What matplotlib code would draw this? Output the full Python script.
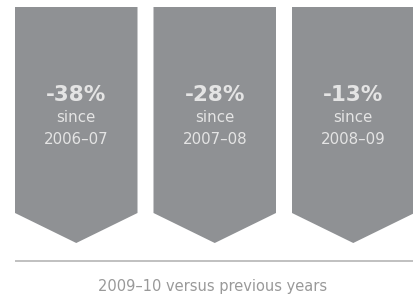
import matplotlib
matplotlib.use("Agg")
import matplotlib.pyplot as plt
from matplotlib.patches import Polygon

changes = [-38, -28, -13]
since_years = ["2006–07", "2007–08", "2008–09"]
caption = "2009–10 versus previous years"

W, H = 413, 298
fig = plt.figure(figsize=(W / 100, H / 100), dpi=100)
ax = fig.add_axes([0, 0, 1, 1])
ax.set_xlim(0, W)
ax.set_ylim(H, 0)
ax.axis("off")

shape_color = "#8f9194"
text_color = "#e4e4e4"
left0, step, width = 15, 138.5, 122.5
top, corner, tip = 7, 213, 243

for i, (c, yr) in enumerate(zip(changes, since_years)):
    x0 = left0 + i * step
    x1 = x0 + width
    xm = (x0 + x1) / 2
    poly = Polygon([(x0, top), (x1, top), (x1, corner), (xm, tip), (x0, corner)],
                   closed=True, facecolor=shape_color, edgecolor="none")
    ax.add_patch(poly)
    ax.text(xm, 95, f"{c}%", ha="center", va="center", color=text_color,
            fontsize=15.5, fontweight="bold", family="DejaVu Sans")
    ax.text(xm, 118, "since", ha="center", va="center", color=text_color,
            fontsize=10.8, family="DejaVu Sans")
    ax.text(xm, 140, yr, ha="center", va="center", color=text_color,
            fontsize=10.8, family="DejaVu Sans")

ax.plot([15, 413], [261, 261], color="#b5b5b5", lw=1.2, solid_capstyle="butt")
ax.text(213, 287, caption, ha="center", va="center", color="#999999",
        fontsize=10.5, family="DejaVu Sans")

fig.savefig("out.png", dpi=100)
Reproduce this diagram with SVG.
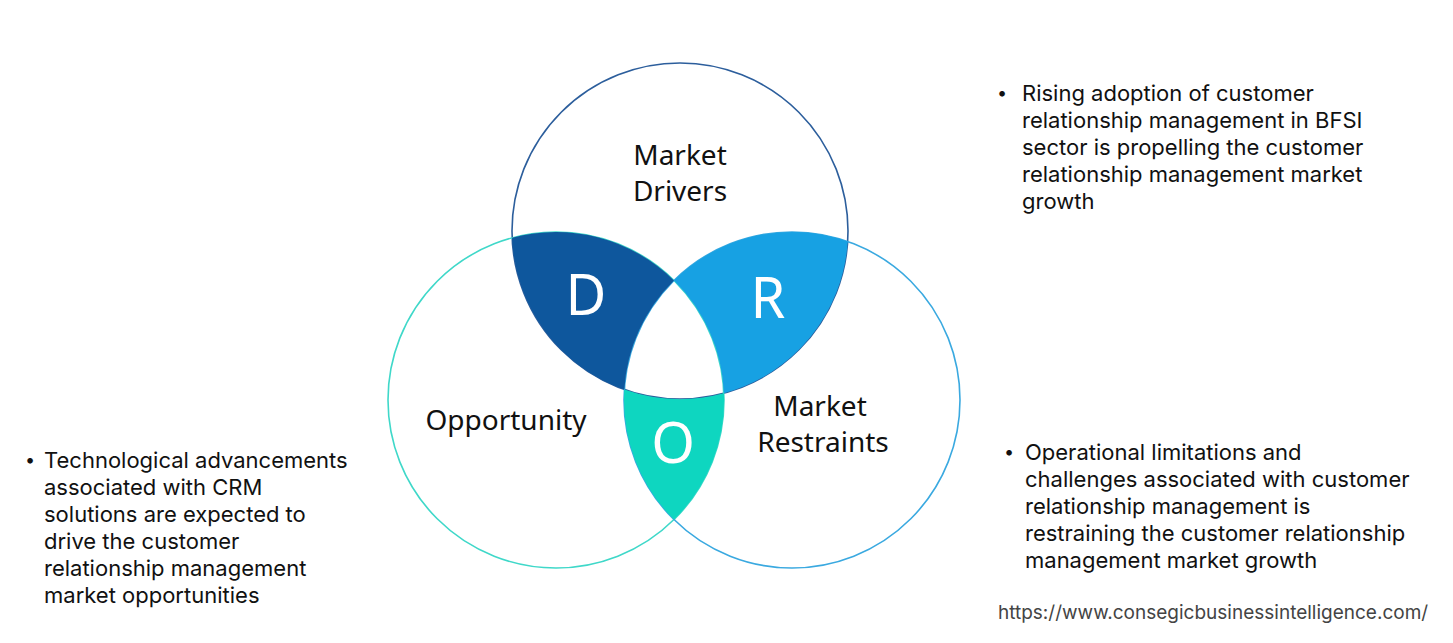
<svg xmlns="http://www.w3.org/2000/svg" width="1453" height="643" viewBox="0 0 1453 643">
<style>
.ring{fill:none;stroke-width:1.6}
.lbl{font-family:"Noto Sans","Open Sans",sans-serif;font-size:28px;fill:#111;text-anchor:middle}
.big{font-family:"Noto Sans","Open Sans",sans-serif;font-size:56px;fill:#fff;text-anchor:middle}
.txt{font-family:Inter,"Liberation Sans",sans-serif;font-size:22px;fill:#111}
.bul{font-family:Inter,"Liberation Sans",sans-serif;font-size:18px;fill:#111}
.url{font-family:Inter,"Liberation Sans",sans-serif;font-size:19px;fill:#444}
</style>
<rect width="1453" height="643" fill="#fff"/>
<g id="circles">
<circle id="c-drivers" class="ring" cx="680" cy="231" r="168" stroke="#2C5E9C"/>
<circle id="c-opportunity" class="ring" cx="556" cy="400" r="168" stroke="#3FD8C9"/>
<circle id="c-restraints" class="ring" cx="792" cy="400" r="168" stroke="#3AA9E0"/>
</g>
<g id="node-D">
<path d="M512.1,237.8 A168,168 0 0 1 674,280.4 A168,168 0 0 0 624.3,389.5 A168,168 0 0 1 512.1,237.8 Z" fill="#0E579D"/>
<text class="big" x="586" y="315">D</text>
</g>
<g id="node-R">
<path d="M847.7,241.5 A168,168 0 0 0 674,280.4 A168,168 0 0 1 723.9,393.2 A168,168 0 0 0 847.7,241.5 Z" fill="#17A1E3"/>
<text class="big" x="768" y="318">R</text>
</g>
<g id="node-O">
<path d="M624.3,389.5 A168,168 0 0 0 723.9,393.2 A168,168 0 0 1 674,519.6 A168,168 0 0 1 624.3,389.5 Z" fill="#0ED6C0"/>
<text class="big" x="673" y="463">O</text>
</g>
<g id="label-drivers">
<text class="lbl" x="680" y="165">Market</text>
<text class="lbl" x="680" y="201">Drivers</text>
</g>
<g id="label-opportunity">
<text class="lbl" x="506" y="430">Opportunity</text>
</g>
<g id="label-restraints">
<text class="lbl" x="820" y="416">Market</text>
<text class="lbl" x="823" y="452">Restraints</text>
</g>
<g id="text-drivers">
<text class="bul" x="997" y="99">•</text>
<text class="txt" x="1022" y="101">Rising adoption of customer</text>
<text class="txt" x="1022" y="128">relationship management in BFSI</text>
<text class="txt" x="1022" y="155">sector is propelling the customer</text>
<text class="txt" x="1022" y="182">relationship management market</text>
<text class="txt" x="1022" y="209">growth</text>
</g>
<g id="text-restraints">
<text class="bul" x="1004" y="458">•</text>
<text class="txt" x="1025" y="460">Operational limitations and</text>
<text class="txt" x="1025" y="487">challenges associated with customer</text>
<text class="txt" x="1025" y="514">relationship management is</text>
<text class="txt" x="1025" y="541">restraining the customer relationship</text>
<text class="txt" x="1025" y="568">management market growth</text>
</g>
<g id="text-opportunity">
<text class="bul" x="25" y="466">•</text>
<text class="txt" x="44" y="468">Technological advancements</text>
<text class="txt" x="44" y="495">associated with CRM</text>
<text class="txt" x="44" y="522">solutions are expected to</text>
<text class="txt" x="44" y="549">drive the customer</text>
<text class="txt" x="44" y="576">relationship management</text>
<text class="txt" x="44" y="603">market opportunities</text>
</g>
<text class="url" x="998" y="619">https://www.consegicbusinessintelligence.com/</text>
</svg>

========================

(Stated problem)
Repeat the listing verbatim. Skip the pictures.

(Problem solution)
What matplotlib code would draw this? Output the full Python script.
import matplotlib
matplotlib.use("Agg")
import matplotlib.pyplot as plt
from matplotlib.patches import Polygon

changes = [-38, -28, -13]
since_years = ["2006–07", "2007–08", "2008–09"]
caption = "2009–10 versus previous years"

W, H = 413, 298
fig = plt.figure(figsize=(W / 100, H / 100), dpi=100)
ax = fig.add_axes([0, 0, 1, 1])
ax.set_xlim(0, W)
ax.set_ylim(H, 0)
ax.axis("off")

shape_color = "#8f9194"
text_color = "#e4e4e4"
left0, step, width = 15, 138.5, 122.5
top, corner, tip = 7, 213, 243

for i, (c, yr) in enumerate(zip(changes, since_years)):
    x0 = left0 + i * step
    x1 = x0 + width
    xm = (x0 + x1) / 2
    poly = Polygon([(x0, top), (x1, top), (x1, corner), (xm, tip), (x0, corner)],
                   closed=True, facecolor=shape_color, edgecolor="none")
    ax.add_patch(poly)
    ax.text(xm, 95, f"{c}%", ha="center", va="center", color=text_color,
            fontsize=15.5, fontweight="bold", family="DejaVu Sans")
    ax.text(xm, 118, "since", ha="center", va="center", color=text_color,
            fontsize=10.8, family="DejaVu Sans")
    ax.text(xm, 140, yr, ha="center", va="center", color=text_color,
            fontsize=10.8, family="DejaVu Sans")

ax.plot([15, 413], [261, 261], color="#b5b5b5", lw=1.2, solid_capstyle="butt")
ax.text(213, 287, caption, ha="center", va="center", color="#999999",
        fontsize=10.5, family="DejaVu Sans")

fig.savefig("out.png", dpi=100)
Reproduce this diagram with SVG.
<svg xmlns="http://www.w3.org/2000/svg" width="1453" height="643" viewBox="0 0 1453 643">
<style>
.ring{fill:none;stroke-width:1.6}
.lbl{font-family:"Noto Sans","Open Sans",sans-serif;font-size:28px;fill:#111;text-anchor:middle}
.big{font-family:"Noto Sans","Open Sans",sans-serif;font-size:56px;fill:#fff;text-anchor:middle}
.txt{font-family:Inter,"Liberation Sans",sans-serif;font-size:22px;fill:#111}
.bul{font-family:Inter,"Liberation Sans",sans-serif;font-size:18px;fill:#111}
.url{font-family:Inter,"Liberation Sans",sans-serif;font-size:19px;fill:#444}
</style>
<rect width="1453" height="643" fill="#fff"/>
<g id="circles">
<circle id="c-drivers" class="ring" cx="680" cy="231" r="168" stroke="#2C5E9C"/>
<circle id="c-opportunity" class="ring" cx="556" cy="400" r="168" stroke="#3FD8C9"/>
<circle id="c-restraints" class="ring" cx="792" cy="400" r="168" stroke="#3AA9E0"/>
</g>
<g id="node-D">
<path d="M512.1,237.8 A168,168 0 0 1 674,280.4 A168,168 0 0 0 624.3,389.5 A168,168 0 0 1 512.1,237.8 Z" fill="#0E579D"/>
<text class="big" x="586" y="315">D</text>
</g>
<g id="node-R">
<path d="M847.7,241.5 A168,168 0 0 0 674,280.4 A168,168 0 0 1 723.9,393.2 A168,168 0 0 0 847.7,241.5 Z" fill="#17A1E3"/>
<text class="big" x="768" y="318">R</text>
</g>
<g id="node-O">
<path d="M624.3,389.5 A168,168 0 0 0 723.9,393.2 A168,168 0 0 1 674,519.6 A168,168 0 0 1 624.3,389.5 Z" fill="#0ED6C0"/>
<text class="big" x="673" y="463">O</text>
</g>
<g id="label-drivers">
<text class="lbl" x="680" y="165">Market</text>
<text class="lbl" x="680" y="201">Drivers</text>
</g>
<g id="label-opportunity">
<text class="lbl" x="506" y="430">Opportunity</text>
</g>
<g id="label-restraints">
<text class="lbl" x="820" y="416">Market</text>
<text class="lbl" x="823" y="452">Restraints</text>
</g>
<g id="text-drivers">
<text class="bul" x="997" y="99">•</text>
<text class="txt" x="1022" y="101">Rising adoption of customer</text>
<text class="txt" x="1022" y="128">relationship management in BFSI</text>
<text class="txt" x="1022" y="155">sector is propelling the customer</text>
<text class="txt" x="1022" y="182">relationship management market</text>
<text class="txt" x="1022" y="209">growth</text>
</g>
<g id="text-restraints">
<text class="bul" x="1004" y="458">•</text>
<text class="txt" x="1025" y="460">Operational limitations and</text>
<text class="txt" x="1025" y="487">challenges associated with customer</text>
<text class="txt" x="1025" y="514">relationship management is</text>
<text class="txt" x="1025" y="541">restraining the customer relationship</text>
<text class="txt" x="1025" y="568">management market growth</text>
</g>
<g id="text-opportunity">
<text class="bul" x="25" y="466">•</text>
<text class="txt" x="44" y="468">Technological advancements</text>
<text class="txt" x="44" y="495">associated with CRM</text>
<text class="txt" x="44" y="522">solutions are expected to</text>
<text class="txt" x="44" y="549">drive the customer</text>
<text class="txt" x="44" y="576">relationship management</text>
<text class="txt" x="44" y="603">market opportunities</text>
</g>
<text class="url" x="998" y="619">https://www.consegicbusinessintelligence.com/</text>
</svg>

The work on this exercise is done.